# Hugging Face Transformers

## 1. Library Imports

In [None]:
import json
import numpy as np
import pandas as pd
import torch
import os
from torch.utils.data import Dataset, DataLoader
from transformers import (
    AutoTokenizer, 
    AutoModelForTokenClassification, 
    Trainer, 
    TrainingArguments,
    DataCollatorForTokenClassification,
    EarlyStoppingCallback
)
from datasets import Dataset as HFDataset
from datasets import DatasetDict
from sklearn.model_selection import train_test_split
from seqeval.metrics import f1_score, precision_score, recall_score, classification_report
import matplotlib.pyplot as plt
import matplotlib.patches as patches

## 3. Constant Definition 

In this cell, I´ll document the type of entities and their correspondant colors.

In [None]:
# Define entity types and their descriptions
ENTITY_TYPES = {
    "ACTION": "Direct commands or actions mentioned in the message",
    "SITUATION": "Racing context or circumstance descriptions",
    "INCIDENT": "Accidents or on-track events",
    "STRATEGY_INSTRUCTION": "Strategic directives",
    "POSITION_CHANGE": "References to overtakes or positions",
    "PIT_CALL": "Specific calls for pit stops",
    "TRACK_CONDITION": "Mentions of the track's state",
    "TECHNICAL_ISSUE": "Mechanical or car-related problems",
    "WEATHER": "References to weather conditions"
}

# Color scheme for entity visualization
ENTITY_COLORS = {
    "ACTION": "#4e79a7",           # Blue
    "SITUATION": "#f28e2c",         # Orange
    "INCIDENT": "#e15759",          # Red
    "STRATEGY_INSTRUCTION": "#76b7b2", # Teal
    "POSITION_CHANGE": "#59a14f",   # Green
    "PIT_CALL": "#edc949",          # Yellow
    "TRACK_CONDITION": "#af7aa1",   # Purple
    "TECHNICAL_ISSUE": "#ff9da7",   # Pink
    "WEATHER": "#9c755f"            # Brown
}

print("Entity types defined:")
for entity, description in ENTITY_TYPES.items():
    print(f"  - {entity}: {description}")

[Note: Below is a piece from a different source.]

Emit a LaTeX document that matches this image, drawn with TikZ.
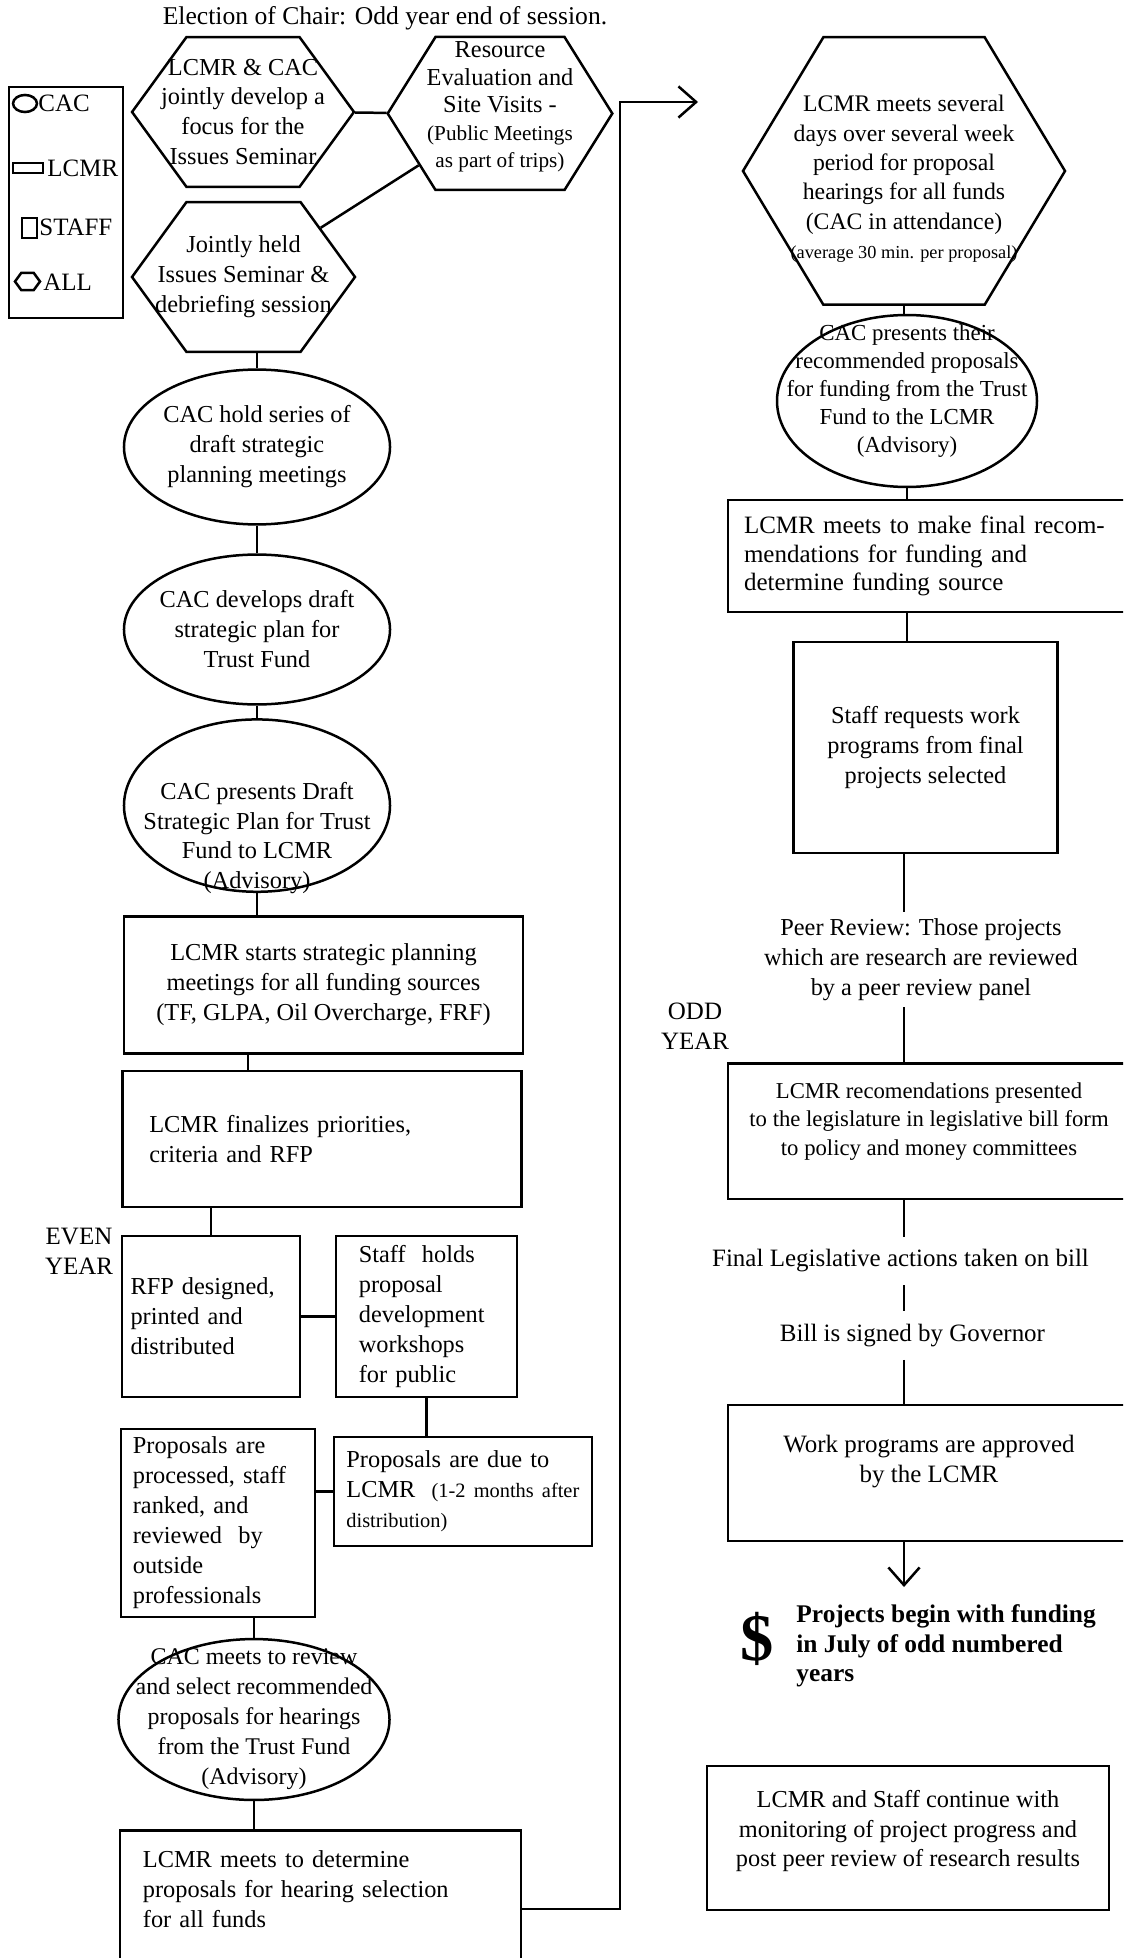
\documentclass[tikz,border=0pt]{standalone}
\usepackage{fontspec}
\setmainfont{Liberation Serif}
\usepackage{tikz}
\usetikzlibrary{arrows.meta,shapes,positioning}
\tikzset{>={Straight Barb[length=8.5pt,width=15pt]}}
\tikzset{cacnode/.style={shape=ellipse, draw, very thick, inner sep=-20pt, align=center}}
\tikzset{lcmrnode/.style={shape=rectangle, draw, very thick, inner sep=0pt, align=center}}
\tikzset{staffnode/.style={shape=rectangle, draw, very thick, inner sep=0pt, align=center}}
\tikzset{allnode/.style={shape=signal, signal to=east and west, signal pointer angle=108,
    draw, very thick, inner sep=-20pt, align=center}}
\tikzset{freetext/.style={inner xsep=1pt, inner ysep=3pt, align=center}}

\begin{document}
\begin{tikzpicture}[x=0.4804pt, y=-0.4804pt]
    \tikzstyle{every node}=[font=\fontsize{11.7}{14.4}\selectfont]
    \useasboundingbox (0,0) rectangle (1123,1958);
    \clip (0,0) rectangle (1123,1958);
    % legend
    \node[lcmrnode, minimum width=55pt, minimum height=111pt] (key) at (66,202.5) {};
    \node[cacnode, inner sep=0pt, minimum width=11.5pt, minimum height=8.2pt] (keyc) at (25,103.5) {};
    \node[lcmrnode, minimum width=14.4pt, minimum height=4.8pt] (keyl) at (28,168) {};
    \node[staffnode, minimum width=7.2pt, minimum height=9.6pt] (keys) at (29.5,228) {};
    \node[allnode, inner sep=0pt, minimum width=12pt, minimum height=8.2pt] (keya) at (27.5,281.5) {};
    \node[anchor=west, inner sep=0pt, font=\fontsize{12}{14}\selectfont] (keyctext) at (38,103) {CAC};
    \node[anchor=west, inner sep=0pt, font=\fontsize{12}{14}\selectfont] (keyltext) at (47,168) {LCMR};
    \node[anchor=west, inner sep=0pt, font=\fontsize{12}{14}\selectfont] (keystext) at (39,227) {STAFF};
    \node[anchor=west, inner sep=0pt, font=\fontsize{12}{14}\selectfont] (keyatext) at (43,282) {ALL};

    % issues seminar
    \node[font=\fontsize{12.3}{14.4}\selectfont] (title) at (385,18) {Election of Chair: Odd year end of session.};
    \node[allnode, minimum width=106.6pt, minimum height=72pt] (h1) at (243,112)
        {LCMR \& CAC\\jointly develop a\\focus for the\\Issues Seminar};
    \node[allnode, signal pointer angle=116, minimum width=107.9pt, minimum height=73.5pt,
        font=\fontsize{11.7}{13.2}\selectfont] (h2) at (500,113.5)
        {Resource\\Evaluation and\\Site Visits -\\{\fontsize{10.2}{12.5}\selectfont(Public Meetings}\\{\fontsize{10.2}{12.5}\selectfont as part of trips)}\\[-4.9pt]{}};
    \node[allnode, minimum width=107.1pt, minimum height=72pt] (h3) at (243.5,277)
        {Jointly held\\Issues Seminar \&\\debriefing session};

    % strategic plan
    \node[cacnode, minimum width=127.8pt, minimum height=74.4pt] (e1) at (257,447)
        {CAC hold series of\\draft strategic\\planning meetings};
    \node[cacnode, minimum width=127.8pt, minimum height=72pt] (e2) at (257,629.5)
        {CAC develops draft\\strategic plan for\\Trust Fund};
    \node[cacnode, minimum width=127.8pt, minimum height=82.8pt] (e3) at (257,805.6)
        {{}\\[25pt]CAC presents Draft\\Strategic Plan for Trust\\Fund to LCMR\\(Advisory)};
    \node[lcmrnode, minimum width=191.7pt, minimum height=65.6pt] (r1) at (323.5,985)
        {LCMR starts strategic planning\\meetings for all funding sources\\(TF, GLPA, Oil Overcharge, FRF)};
    \node[lcmrnode, minimum width=191.9pt, minimum height=65.3pt, text width=165.9pt, align=left] (r2) at (322,1139)
        {LCMR finalizes priorities,\\criteria and RFP};

    % even year
    \node[freetext, font=\fontsize{12}{14.4}\selectfont] (even) at (79,1251) {EVEN\\YEAR};
    \node[lcmrnode, minimum width=85.5pt, minimum height=77.3pt, text width=77.3pt, align=left] (rfp) at (211,1316.5)
        {RFP designed,\\printed and\\distributed};
    \node[staffnode, minimum width=87pt, minimum height=77.3pt, text width=65pt, align=left] (wksp) at (426.5,1316.5)
        {Staff\ \ holds\\proposal\\development\\workshops\\for public};
    \node[lcmrnode, minimum width=123.9pt, minimum height=52.4pt, text width=112pt, align=left] (due) at (463,1491.5)
        {Proposals are due to\\LCMR\ \ {\fontsize{9.8}{11}\selectfont(1-2 months after}\\{\fontsize{9.8}{11}\selectfont distribution)}};
    \node[staffnode, minimum width=93.4pt, minimum height=90.3pt, text width=81.8pt, align=left] (proc) at (218,1523)
        {Proposals are\\processed, staff\\ranked, and\\reviewed\ \ by\\outside\\professionals};
    \node[cacnode, minimum width=130.2pt, minimum height=77.3pt, font=\fontsize{11.5}{14.4}\selectfont] (e4) at (254,1719.5)
        {CAC meets to review\\and select recommended\\proposals for hearings\\from the Trust Fund\\(Advisory)};
    \node[lcmrnode, anchor=north, minimum width=192.6pt, text width=170.6pt, align=left, inner ysep=10pt] (sel) at (320.5,1829)
        {LCMR meets to determine\\proposals for hearing selection\\for all funds\\\rule{0pt}{50pt}};

    % hearings, odd year
    \node[allnode, signal pointer angle=118, minimum width=154.7pt, minimum height=128.5pt,
        font=\fontsize{11.4}{14.1}\selectfont] (h4) at (904,171)
        {{}\\[1.4pt]LCMR meets several\\days over several week\\period for proposal\\hearings for all funds\\(CAC in attendance)\\{\fontsize{8.8}{10}\selectfont(average 30 min. per proposal)}};
    \node[cacnode, minimum width=124.9pt, minimum height=82.6pt, font=\fontsize{11}{13.5}\selectfont] (e5) at (907,401)
        {CAC presents their\\recommended proposals\\for funding from the Trust\\Fund to the LCMR\\(Advisory)\\[-1.4pt]{}};
    \node[lcmrnode, minimum width=193.1pt, minimum height=54pt, text width=177.7pt, align=left,
        font=\fontsize{12}{13.6}\selectfont] (fin) at (929,556)
        {LCMR meets to make final recom-\\mendations for funding and\\determine funding source};
    \node[staffnode, minimum width=127pt, minimum height=101.4pt] (wprog) at (925.5,747.5)
        {Staff requests work\\programs from final\\projects selected};
    \node[freetext] (peer) at (921,959.5)
        {Peer Review: Those projects\\which are research are reviewed\\by a peer review panel};
    \node[freetext, font=\fontsize{12}{14.4}\selectfont] (odd) at (695,1026) {ODD\\YEAR};
    \node[lcmrnode, minimum width=193.1pt, minimum height=65.1pt, font=\fontsize{10.9}{13.8}\selectfont] (leg) at (929,1131)
        {LCMR recomendations presented\\to the legislature in legislative bill form\\to policy and money committees\\[-2.2pt]{}};
    \node[freetext, inner ysep=6pt, font=\fontsize{12}{14.4}\selectfont] (act) at (900.5,1261) {Final Legislative actions taken on bill};
    \node[freetext, inner ysep=6pt, font=\fontsize{12}{14.4}\selectfont] (gov) at (912.5,1335.6) {Bill is signed by Governor};
    \node[lcmrnode, minimum width=193.1pt, minimum height=65.3pt, font=\fontsize{12}{14.4}\selectfont] (appr) at (929,1473)
        {Work programs are approved\\by the LCMR\\[-1pt]{}};
    \coordinate (fund) at (904,1587);
    \node[inner sep=0pt, font=\fontsize{32}{32}\selectfont\bfseries] (dollar) at (757.5,1638.5) {\$};
    \node[anchor=west, align=left, inner sep=0pt, font=\fontsize{12.2}{14.2}\selectfont\bfseries] (proj) at (796,1646)
        {Projects begin with funding\\in July of odd numbered\\years};
    \node[lcmrnode, minimum width=193.1pt, minimum height=69.2pt] (mon) at (908,1838)
        {LCMR and Staff continue with\\monitoring of project progress and\\post peer review of research results\\[-5.2pt]{}};

    % connectors, left
    \draw [draw=black, very thick] (h1) to (h2);
    \draw [draw=black, very thick] (h3) to (h2);
    \draw [draw=black, very thick] (e1.north |- h3.south) to (e1.north);
    \draw [draw=black, very thick] (e1) to (e2);
    \draw [draw=black, very thick] (e2) to (e3);
    \draw [draw=black, very thick] (e3.south) to (e3.south |- r1.north);
    \coordinate (r1link) at ([xshift=-36.3pt]r1.south);
    \draw [draw=black, very thick] (r1link) to (r1link |- r2.north);
    \draw [draw=black, very thick] (rfp.north |- r2.south) to (rfp.north);
    \draw [draw=black, very thick] (rfp) to (wksp);
    \draw [draw=black, very thick] (wksp.south) to (wksp.south |- due.north);
    \draw [draw=black, very thick] (due.west) to (due.west -| proc.east);
    \draw [draw=black, very thick] (e4.north |- proc.south) to (e4.north);
    \draw [draw=black, very thick] (e4.south) to (e4.south |- sel.north);
    \coordinate (turn) at (620,1909);
    \coordinate (tip) at (698,102);
    \draw [->, draw=black, very thick] (turn -| sel.east) -- (turn) |- (tip);

    % connectors, right
    \draw [draw=black, very thick] (h4.south) to (h4.south |- e5.north);
    \draw [draw=black, very thick] (e5.south) to (e5.south |- fin.north);
    \draw [draw=black, very thick] (e5.south |- fin.south) to (e5.south |- wprog.north);
    \draw [draw=black, very thick] (h4.south |- wprog.south) to (h4.south |- peer.north);
    \draw [draw=black, very thick] (h4.south |- peer.south) to (h4.south |- leg.north);
    \draw [draw=black, very thick] (h4.south |- leg.south) to (h4.south |- act.north);
    \draw [draw=black, very thick] (h4.south |- act.south) to (h4.south |- gov.north);
    \draw [draw=black, very thick] (h4.south |- gov.south) to (h4.south |- appr.north);
    \draw [->, draw=black, very thick] (h4.south |- appr.south) to (fund);
\end{tikzpicture}
\end{document}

Types of defined entities:
  - ACTION: Direct commands or actions mentioned in the message
  - SITUATION: Racing context or circumstance descriptions
  - INCIDENT: Accidents or on-track events
  - STRATEGY_INSTRUCTION: Strategic directives
  - POSITION_CHANGE: References to overtakes or positions
  - PIT_CALL: Specific calls for pit stops
  - TRACK_CONDITION: Mentions of the track's state
  - TECHNICAL_ISSUE: Mechanical or car-related problems
  - WEATHER: References to weather conditions


## 4. Load and Preprocessing Data

In [None]:
# Load F1 radio data from JSON file
def load_f1_radio_data(json_file):
    """Load and explore F1 radio data from JSON file"""
    with open(json_file, 'r') as f:
        data = json.load(f)
    
    print(f"Loaded {len(data)} messages from {json_file}")
    
    # Show sample structure
    if len(data) > 0:
        print("\nSample record structure:")
        sample = data[0]
        print(f"  Driver: {sample.get('driver', 'N/A')}")
        print(f"  Radio message: {sample.get('radio_message', 'N/A')[:100]}...")
        
        if 'annotations' in sample and len(sample['annotations']) > 1:
            if isinstance(sample['annotations'][1], dict) and 'entities' in sample['annotations'][1]:
                entities = sample['annotations'][1]['entities']
                print(f"  Number of entities: {len(entities)}")
                if len(entities) > 0:
                    entity = entities[0]
                    entity_text = sample['radio_message'][entity[0]:entity[1]]
                    print(f"  Sample entity: [{entity[0]}, {entity[1]}, '{entity_text}', '{entity[2]}']")
    
    return data



In [None]:
# Load the JSON data
json_file_path = "f1_radio_entity_annotations.json"
f1_data = load_f1_radio_data(json_file_path)

# Count entity types in the dataset
entity_counts = {}
for item in f1_data:
    if 'annotations' in item and len(item['annotations']) > 1:
        if isinstance(item['annotations'][1], dict) and 'entities' in item['annotations'][1]:
            for _, _, entity_type in item['annotations'][1]['entities']:
                entity_counts[entity_type] = entity_counts.get(entity_type, 0) + 1

print("\nEntity type distribution in dataset:")
for entity_type, count in sorted(entity_counts.items(), key=lambda x: x[1], reverse=True):
    print(f"  - {entity_type}: {count}")